Dear Person Who Rewrites Nightmares:
There’s a wildfire and I had to be evacuated. I honestly don’t know where I was living–this was not a place familiar to me. I live in the Cahuenga Pass and spend a lot of time at my parents’ house in Pasadena–both had fires very nearby recently, but I don’t have a clear feeling that I was at either place. Maybe somewhere in between. All I know is that because of the fire, all the people were evacuated and all the animals were quarantined. I know that makes no sense. But in my head, that’s what happened–I had to get out, and they took my dog Chance from me. They took him to a vet’s office I’d never seen before. I was going to this office to see him because I hadn’t seen him since we were evacuated. I walked up to the front desk and explained I was there for Chance. And they explained that I couldn’t take him home, but I could see him, but only for a few minutes because they were so overwhelmed.
So they took me in the back to an exam room. And then a vet tech brought Chance in. And I could see when he walked in that he was terrified and nervous, but as soon as he saw me he erupted in joyful wiggles. And he gave me kisses and I hugged him and tried to explain that I didn’t abandon him, and I was gonna have to leave again, but that I was going to be back to get him. Of course, I knew he couldn’t understand me, so I just started sobbing. And almost immediately the tech returned and said my time was up, and started dragging him away, and he looked at me with this look, like “Mom WHY ARE YOU LETTING THEM TAKE ME?!”
And then I woke up.
You woke up too soon! A moment later, you said, “wait a second, if you’re so overwhelmed, maybe I could volunteer?” They were pathetically grateful for your help, and it gave you an idea. With Chance curled up in your lap, you got on the phone to all the people whose animals were quarantined–all of whom missed them terribly. You knew that being in the L.A. area you were bound to find people with resources, and eventually one agreed that yes, he did have a large ranch well outside town.

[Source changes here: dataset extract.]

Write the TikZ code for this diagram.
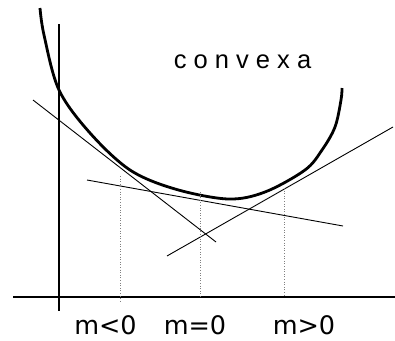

With everyone chipping in what they could–some people could chip in a whole lot–it was just a matter of getting anyone with a car to drive the animals and the people without cars to the ranch, where you all lived blissfully for three weeks, playing with your animals and living in sleeping bags and cooking outside. When you were all finally allowed to go home, the owner of the ranch said it had been the happiest time of his life, and he was turning the ranch into an animal sanctuary and you were all welcome to come and stay any time. You (and Chance) were heralded as heroes, and he knew he had a mom who would always find a way.